Problem to solve: Reproduce, word for word, the span of lines starting at the line holding "Reproduce this chart with matplotlib." and ending at the line holding "plt.rcParams['font.family'] = ['Noto". Omit every picture.

[Charts and diagrams as code]

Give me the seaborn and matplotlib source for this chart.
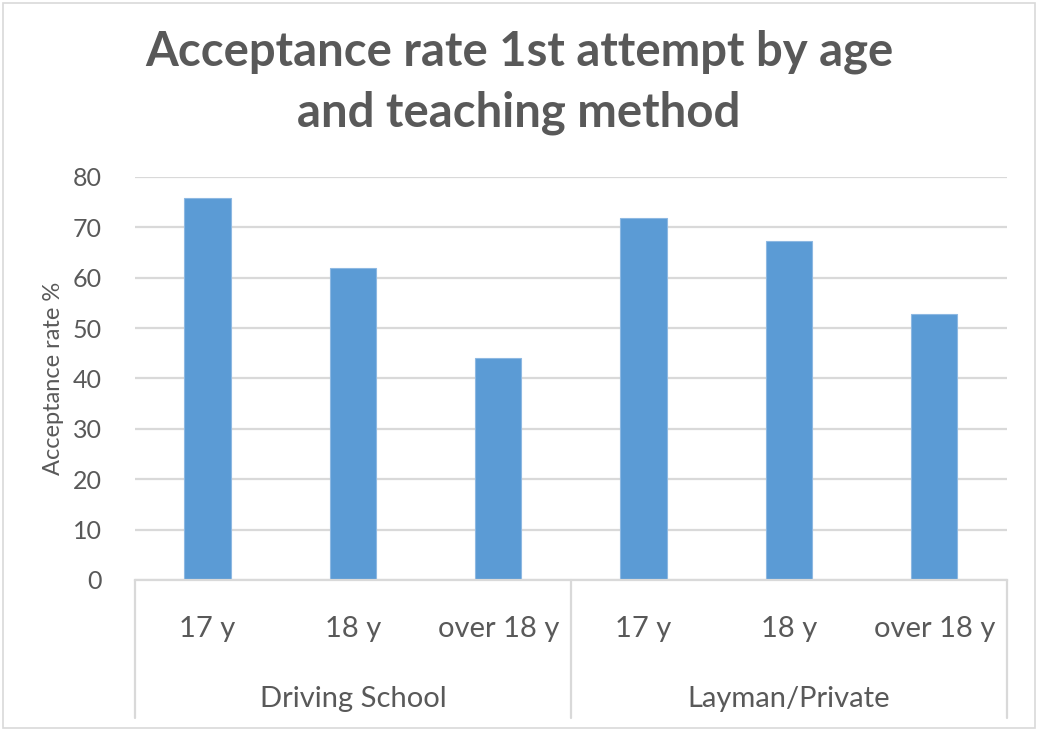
import matplotlib
matplotlib.use("Agg")
import matplotlib.pyplot as plt
import matplotlib.transforms as mtransforms
import seaborn as sns
import pandas as pd

# data
methods = ["Driving School", "Driving School", "Driving School",
           "Layman/Private", "Layman/Private", "Layman/Private"]
ages = ["17 y", "18 y", "over 18 y", "17 y", "18 y", "over 18 y"]
rates = [75.8, 61.9, 44.1, 71.9, 67.3, 52.9]
group_names = ["Driving School", "Layman/Private"]
y_ticks = [0, 10, 20, 30, 40, 50, 60, 70, 80]

df = pd.DataFrame({"method": methods, "age": ages, "rate": rates})
df["key"] = df["method"] + " | " + df["age"]

sns.set_theme(style="white")
plt.rcParams["font.family"] = ["Lato", "DejaVu Sans"]

txt = "#595959"
grid_c = "#D9D9D9"
bar_c = "#5B9BD5"

fig = plt.figure(figsize=(10.38, 7.32), dpi=100)
ax = fig.add_axes([0.130, 0.2077, 0.840, 0.5505])

sns.barplot(data=df, x="key", y="rate", order=list(df["key"]), color=bar_c,
            width=0.32, saturation=1, edgecolor="#8DB8E2", linewidth=0.8, ax=ax)

ax.set_ylim(0, 80)
ax.set_xlim(-0.5, len(df) - 0.5)
ax.set_yticks(y_ticks)
ax.set_yticklabels([str(t) for t in y_ticks], fontsize=18, color=txt)
ax.yaxis.grid(True, color=grid_c, linewidth=1.6)
ax.set_axisbelow(True)
for s in ["top", "right", "left"]:
    ax.spines[s].set_visible(False)
ax.spines["bottom"].set_color(grid_c)
ax.spines["bottom"].set_linewidth(1.6)
ax.tick_params(axis="y", length=0, pad=24)

ax.set_xticks(range(len(df)))
ax.set_xticklabels(ages, fontsize=21, color=txt)
ax.tick_params(axis="x", length=0, pad=26)
ax.set_xlabel("")
ax.set_ylabel("Acceptance rate %", fontsize=17, color=txt, labelpad=6)

# grouped category axis below
trans = mtransforms.blended_transform_factory(ax.transData, ax.transAxes)
for xs in [-0.5, 2.5, 5.5]:
    ax.plot([xs, xs], [0, -0.342], transform=trans, color=grid_c,
            linewidth=1.6, clip_on=False)
for i, g in enumerate(group_names):
    ax.text(1 + 3 * i, -0.295, g, transform=trans, ha="center", va="center",
            fontsize=21, color=txt)

fig.text(0.50, 1 - 82 / 732, "Acceptance rate 1st attempt by age\nand teaching method",
         ha="center", va="center", fontsize=34, fontweight="bold", color=txt,
         linespacing=1.45)

# chart border
fig.patches.append(plt.Rectangle((0.003, 0.006), 0.994, 0.99, transform=fig.transFigure,
                                 fill=False, edgecolor="#D9D9D9", linewidth=1.2))

fig.savefig("out.png", dpi=100)
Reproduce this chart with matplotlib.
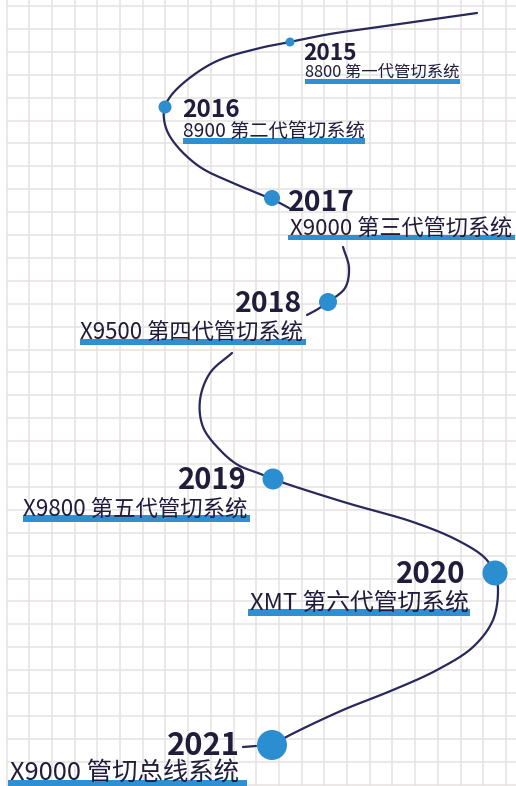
import numpy as np
import matplotlib
matplotlib.use("Agg")
import matplotlib.pyplot as plt

plt.rcParams['font.family'] = ['Noto Sans CJK SC', 'DejaVu Sans']

# ---- data ----
years = ["2015", "2016", "2017", "2018", "2019", "2020", "2021"]
products = ["8800 第一代管切系统", "8900 第二代管切系统", "X9000 第三代管切系统",
            "X9500 第四代管切系统", "X9800 第五代管切系统", "XMT 第六代管切系统",
            "X9000 管切总线系统"]

# ---- layout (pixel coordinates, y downward) ----
dot_x = [290, 165, 272, 328, 273, 495, 272]
dot_y = [42, 107, 198, 302, 479, 573, 745]
dot_r = [4.5, 6.5, 8, 9, 10.5, 12.5, 15]
year_x = [303, 182, 288, 302, 247, 465, 240]
year_y = [53, 110, 203, 304, 480, 574, 746]
year_ha = ["left", "left", "left", "right", "right", "right", "right"]
year_w = [54, 58, 67, 67, 69, 70, 73]
sub_x0 = [305, 183, 290, 80, 23, 250, 10]
sub_x1 = [460, 365, 513, 304, 248, 470, 240]
sub_y = [72.5, 131.5, 228.5, 332.5, 509.5, 603.5, 773.5]
bar_x0 = [305, 183, 288, 80, 23, 248, 8]
bar_x1 = [460, 365, 515, 306, 250, 470, 247]
bar_y = [81.5, 141, 237.5, 341.5, 518.5, 612, 783]
bar_h = [5, 6, 5.5, 6, 6.5, 7, 7]

# curve waypoints (pixel coords), drawn in visible pieces
curve_pieces = [
    ([477, 393, 330, 290, 260, 217, 187, 170, 164, 166, 176, 200, 233, 262, 272, 289],
     [13, 25, 34, 42, 48, 61, 80, 97, 110, 128, 145, 167, 183, 195, 199, 208]),
    ([343, 349, 345, 328, 318, 307],
     [247, 268, 288, 302, 309, 315]),
    ([232, 210, 200, 203, 220, 238, 258, 273, 287, 347, 413, 457, 485, 495, 498, 493, 473, 437, 393, 343, 290, 272],
     [353, 373, 400, 427, 450, 465, 473, 479, 484, 503, 522, 540, 558, 574, 590, 620, 647, 670, 690, 710, 735, 745]),
    ([243, 256], [747, 746]),
]

LINE_C = "#28285a"
DOT_C = "#2b8ed0"
BAR_C = "#2e8fd2"
TEXT_C = "#1f1d3a"
GRID_C = "#e8e1e1"

W, H = 516, 786
fig = plt.figure(figsize=(W / 100, H / 100), dpi=100)
ax = fig.add_axes([0, 0, 1, 1])
ax.set_xlim(0, W)
ax.set_ylim(H, 0)
ax.axis("off")

# grid
gx = np.arange(6.5, W + 1, 22.7)
gy = np.arange(6, H + 1, 22.9)
for x in gx:
    ax.plot([x, x], [0, H], color=GRID_C, lw=1.1, zorder=0)
for y in gy:
    ax.plot([8, W], [y, y], color=GRID_C, lw=1.1, zorder=0)


def catmull(xs, ys, n=24, alpha=0.5):
    p = np.column_stack([xs, ys]).astype(float)
    p = np.vstack([p[0] * 2 - p[1], p, p[-1] * 2 - p[-2]])
    out = []
    for i in range(1, len(p) - 2):
        p0, p1, p2, p3 = p[i - 1], p[i], p[i + 1], p[i + 2]
        t0 = 0.0
        t1 = t0 + np.linalg.norm(p1 - p0) ** alpha
        t2 = t1 + np.linalg.norm(p2 - p1) ** alpha
        t3 = t2 + np.linalg.norm(p3 - p2) ** alpha
        t = np.linspace(t1, t2, n)[:, None]
        a1 = (t1 - t) / (t1 - t0) * p0 + (t - t0) / (t1 - t0) * p1
        a2 = (t2 - t) / (t2 - t1) * p1 + (t - t1) / (t2 - t1) * p2
        a3 = (t3 - t) / (t3 - t2) * p2 + (t - t2) / (t3 - t2) * p3
        b1 = (t2 - t) / (t2 - t0) * a1 + (t - t0) / (t2 - t0) * a2
        b2 = (t3 - t) / (t3 - t1) * a2 + (t - t1) / (t3 - t1) * a3
        c = (t2 - t) / (t2 - t1) * b1 + (t - t1) / (t2 - t1) * b2
        out.append(c)
    return np.vstack(out)


for xs, ys in curve_pieces:
    c = catmull(xs, ys)
    ax.plot(c[:, 0], c[:, 1], color=LINE_C, lw=1.6, solid_capstyle="round", zorder=2)

fig.canvas.draw()
renderer = fig.canvas.get_renderer()


def fit_text(x, y, s, target_w, ha, base=14, **kw):
    t = ax.text(x, y, s, ha=ha, va="center", fontsize=base, **kw)
    w = t.get_window_extent(renderer).width
    t.set_fontsize(base * target_w / w)
    return t


for i in range(len(years)):
    ax.add_patch(plt.Rectangle((bar_x0[i], bar_y[i] - bar_h[i] / 2), bar_x1[i] - bar_x0[i], bar_h[i],
                               color=BAR_C, lw=0, zorder=3))
    fit_text(sub_x0[i], sub_y[i], products[i], sub_x1[i] - sub_x0[i], "left",
             color=TEXT_C, zorder=4)
    fit_text(year_x[i], year_y[i], years[i], year_w[i], year_ha[i],
             color=TEXT_C, fontweight="bold", zorder=4)
    ax.add_patch(plt.Circle((dot_x[i], dot_y[i]), dot_r[i], color=DOT_C, lw=0, zorder=5))

fig.savefig("out.png", dpi=100)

Problem solution:
Reproduce this chart with matplotlib.
import numpy as np
import matplotlib
matplotlib.use("Agg")
import matplotlib.pyplot as plt

plt.rcParams['font.family'] = ['Noto Sans CJK SC', 'DejaVu Sans']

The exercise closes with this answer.